Cloudflare is a well known company that provides a range of services to protect and optimize websites. These services include a content delivery network (CDN), DDoS protection and a web application firewall (WAF).
One of the most highly regarded services offered by Cloudflare is thier DDoS protection, which is not only effective but also free of charge. Cloudflare’s success can be attributed to its provision of free DDoS protection, a service that can cost hundreds or even thousands at other providers.
Is there anything better than having free security for your website? Sadly, there is a catch. Cloudflare, which provides the security services, requires that all traffic is unencrypted. Although SSL encryption is in place between the visitor and Cloudflare’s server, it doesn’t extend to the actual origin server. Cloudflare acts as a middleman, with complete access to all data transmitted between the user and the server, which is also known as a man-in-the-middle situation.
You might not consider it to be unique, as typically there are various intermediaries involved in connecting you to the final server. These may include your Internet Service Provider (ISP), Transit Provider, Internet Exchanges, and potentially the Hosting Provider. It’s not uncommon for the connection to pass through five or six different entities, possibly spanning just as many countries.
However, these connections are usually encrypted (thanks to ssl/https). While those involved in the connection can discern the amount of traffic going to and from different locations, they are generally unable to see precisely what is going on. In fact, aside from your ISP, the traffic can’t even be attributed to a particular individual.
Cloudflare differs from this norm, as encryption terminates at their servers. As a result, not only can they identify the traffic source and destination, but they can also see precisely what is taking place. To illustrate this, consider sending a direct message (DM) on Mastodon. Your ISP and other intermediaries will only know that you are using Mastodon, and nothing else. In contrast, Cloudflare can determine your Mastodon username, who you are messaging, and the content of your message, as well as the precise moment you press each button.
Just imagine someone sitting behind you, watching every step you do.
Cloudflare’s immense size presents another issue. Recent statistics indicate that Cloudflare has a marketshare of 80% in the entire CDN/DDoS protection market, equating to 20% of the total internet. 1 Those familiar with the internet are aware that these enourmus numbers constitute a legitimate threat to the internet as such.
Should there be a security breach at Cloudflare, the ramifications would extend beyond Cloudflare and impact the likes of Netflix, Stripe, Discord, Cisco, IBM, the BBC, and numerous other services. Furthermore, as previously mentioned, Cloudflare has access to a significant amount of sensitive data.
In the worst-case scenario, a security vulnerability in Cloudflare could result in a weakness in the entire internet.
The same problem applies to any outages. In the worst-case scenario, if Cloudflare were to experience an outage, 20% of the internet could be taken offline, with the actual disruption likely to be even greater, potentially reaching 50%. Although some may not be directly affected by a Cloudflare outage, many services depend on other services that use Cloudflare, increasing the likelihood of disruption.
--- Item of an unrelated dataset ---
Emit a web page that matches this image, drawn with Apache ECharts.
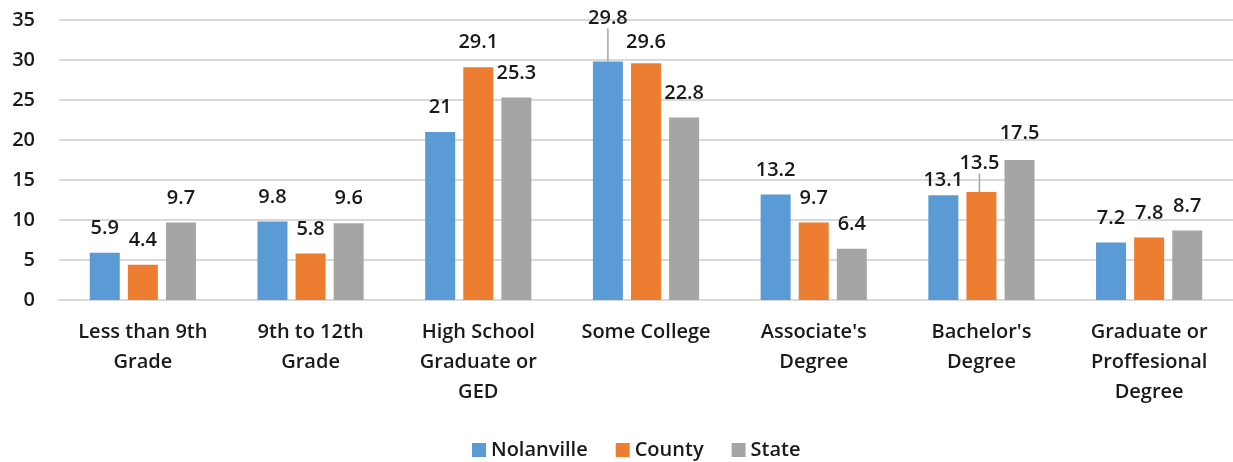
<!DOCTYPE html>
<html>
<head>
<meta charset="utf-8">
<script src="https://cdn.jsdelivr.net/npm/echarts@6/dist/echarts.min.js"></script>
<style>html,body{margin:0;padding:0;background:#fff}#c{width:1233px;height:462px}</style>
</head>
<body>
<div id="c"></div>
<script>
const categories = [
  "Less than 9th\nGrade",
  "9th to 12th\nGrade",
  "High School\nGraduate or\nGED",
  "Some College",
  "Associate's\nDegree",
  "Bachelor's\nDegree",
  "Graduate or\nProffesional\nDegree"
];
const seriesNames = ["Nolanville", "County", "State"];
const nolanville = [5.9, 9.8, 21, 29.8, 13.2, 13.1, 7.2];
const county = [4.4, 5.8, 29.1, 29.6, 9.7, 13.5, 7.8];
const state = [9.7, 9.6, 25.3, 22.8, 6.4, 17.5, 8.7];
const yTicks = [0, 5, 10, 15, 20, 25, 30, 35];

const colors = ["#5B9BD5", "#ED7D31", "#A5A5A5"];
const font = "'Open Sans', sans-serif";
const textColor = '#1a1a1a';
const weight = 600;

// label nudges (Excel-style manual label placement): key "series-index" -> [dx, dy]
const nudges = { "0-3": [0, -19], "1-3": [0, 3.5], "0-5": [0, 9.5], "1-5": [-2, -4.5], "2-5": [0, -2.5] };
const leaders = { "0-3": true, "1-5": true };

function buildData(vals, si) {
  return vals.map((v, i) => {
    const key = si + "-" + i;
    return leaders[key] ? { value: v, labelLine: { show: true } } : v;
  });
}

const chart = echarts.init(document.getElementById('c'), null, { renderer: 'canvas' });
const allSeries = [nolanville, county, state].map((vals, si) => ({
  name: seriesNames[si],
  type: 'bar',
  data: buildData(vals, si),
  barWidth: 30,
  barGap: '27%',
  itemStyle: { color: colors[si] },
  label: {
    show: true,
    position: 'top',
    distance: 14,
    fontFamily: font,
    fontSize: 20,
    fontWeight: weight,
    lineHeight: 21,
    color: textColor
  },
  labelLine: { show: false, lineStyle: { color: '#A5A5A5', width: 1.5 } },
  labelLayout: function (p) {
    const n = nudges[p.seriesIndex + "-" + p.dataIndex];
    return n ? { dx: n[0], dy: n[1] } : {};
  }
}));

chart.setOption({
  animation: false,
  backgroundColor: '#fff',
  grid: { left: 59, top: 20, width: 1176, bottom: 162, containLabel: false },
  legend: {
    data: seriesNames,
    left: 467,
    top: 435,
    itemWidth: 14,
    itemHeight: 14,
    itemGap: 28,
    icon: 'rect',
    textStyle: { fontFamily: font, fontSize: 20, fontWeight: weight, color: textColor }
  },
  xAxis: {
    type: 'category',
    data: categories,
    axisLine: { show: true, lineStyle: { color: '#D9D9D9', width: 2 } },
    axisTick: { show: false },
    axisLabel: {
      interval: 0,
      margin: 17,
      fontFamily: font,
      fontSize: 20,
      fontWeight: weight,
      lineHeight: 30,
      color: textColor
    }
  },
  yAxis: {
    type: 'value',
    min: yTicks[0],
    max: yTicks[yTicks.length - 1],
    interval: 5,
    axisLine: { show: false },
    axisTick: { show: false },
    splitLine: { lineStyle: { color: '#D9D9D9', width: 2 } },
    axisLabel: { margin: 24, fontFamily: font, fontSize: 20, fontWeight: weight, color: textColor }
  },
  series: allSeries
});
</script>
</body>
</html>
It is common knowledge that various government organizations extensively monitor the internet. For instance, in Germany, there was a well-known lawsuit by DE-CIX (Biggest internet exchange in europe) against the BND (Germany’s Intelligence Service) regarding network surveillance at DE-CIX 2.
I don’t even want to start to talk about all the stuff that happends at US agencies.
However, this brings us back to the core issue. When internet exchanges or other nodes of the internet are monitored, metadata is the primary collected data. This metadata mainly consists of information about from where, to who, when, and how much data is being transferred. Becasue most internet traffic being encrypted, a significant amount of data is not accessible by just listening at those connections.
However, we now have a US company that is governed by US laws and has access to vast amounts of UNENCRYPTED data.
No need say more, as the rest is left to your imagination.
Please avoid using cloudflare where ever you can. There are alternatives out there, some of them have similar issues but it is already a progress if we could reduce the market dominance of Cloudflare.
And always keep in mind, If you are not paying for it, you’re not the customer; you’re the product being sold.